Bachelorette Parties

Today's fetes are more than just another girls' night out

When wedding planner Ivy Robinson of Charlotte, NC, spent five days in New Orleans for her bachelorette party, she thought her friends had struck upon a novel idea. Now, just two and a half years later, she’s amazed that sophisticated affairs like hers are becoming the norm among the brides she works with. "Bachelorette parties have evolved beyond just going out on the town," she says. "There’s a huge trend to be elaborate—they’re like a pre-honeymoon without the groom!"

Ann Donlon enjoyed just such a respite from her hectic pre-wedding life in San Francisco by having a four-night bachelorette party with seven of her best friends at Amansala Resort’s all-inclusive Bikini Boot Camp in Mexico. The name sounds a little more intense—and spartan—than the reality: an eco-chic retreat combining delicious meals, yoga and cardio classes, massages, thatched cabanas and plenty of time for bonding. "We’re all really close and wanted to escape for a while," says Ann. "And we’re all kind of neurotic about health and exercise!"

These days, brides-to-be who decide that the stereotypical bachelorette party—dinner, drinks, embarrassing "adult entertainment"—just doesn’t suit their style aren’t forgoing the chance to spend some quality time with their best friends before giving up their single status. They simply plan (or request) an event that better reflects their taste. Oenophiles sip their way through winery tours, fashionistas design purses at DIY studios and, yes, fitness enthusiasts seek out holistic hideaways.

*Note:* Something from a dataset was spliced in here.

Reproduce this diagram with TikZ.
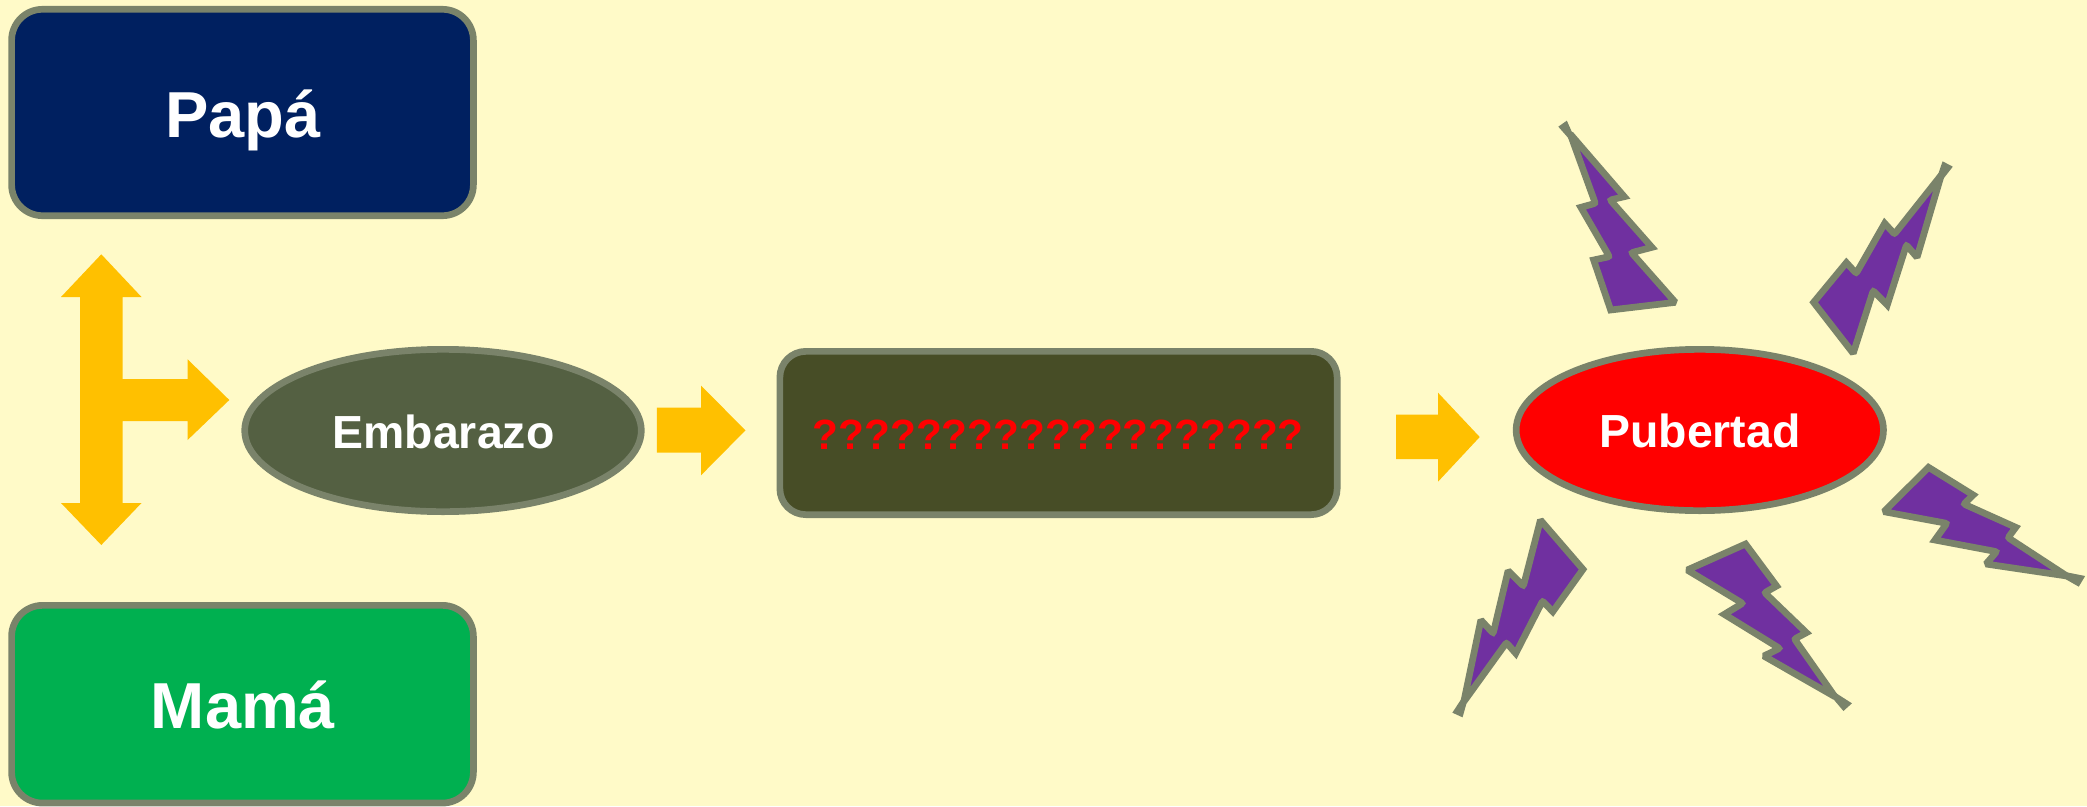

Turning the bachelorette party into a fun but edifying affair is gaining popularity with many brides, especially among one circle of friends in New York City. Jocelynn Hyde Cheng wanted to tie her love of the ocean into her bachelorette weekend last June, and the Surf Diva school in La Jolla, CA, was the perfect solution. "Only two girls had ever surfed before," says Jocelynn, "so some were a little intimidated. But everyone loved it!" All the women were treated by Jocelynn to welcome bags full of treats like boy-shorts with surfboard appliqués, lip balm, sunscreen and other goodies that would come in handy during their private surfing lessons with female instructors (also Jocelynn’s treat). "My friends insisted on taking care of everything—the hotel, the car and dinner Saturday night—but when you’re making people travel for this and the wedding, which was in Vancouver... I wanted to surprise them."

At the party was bridesmaid Natasha Zaizeff, who was getting married a few months later. "You get to the age where you start going to a lot of bachelorettes," she says. "It’s fun to do something more than just go to dinner or a karaoke bar."

So nine of her friends rented a studio in New York City’s Chelsea neighborhood and split the cost of hiring three professional (and, yes, male) dancers to tutor them. Decked out in frilly skirts, fishnet stockings, beads and bangles, the revelers eventually "coerced" their young instructors to move on with them to dinner at a Cuban hot spot in SoHo. After a rousing game of truth or dare on their way to an after-dinner salsa club, a second, unplanned dance lesson continued into the wee hours. "Hopefully we’re creating a trend," says Natasha of parties like hers and Jocelynn’s. In fact, another friend’s bachelorette evening soon after included a striptease lesson at the Penthouse Executive Club, followed by dinner and dancing.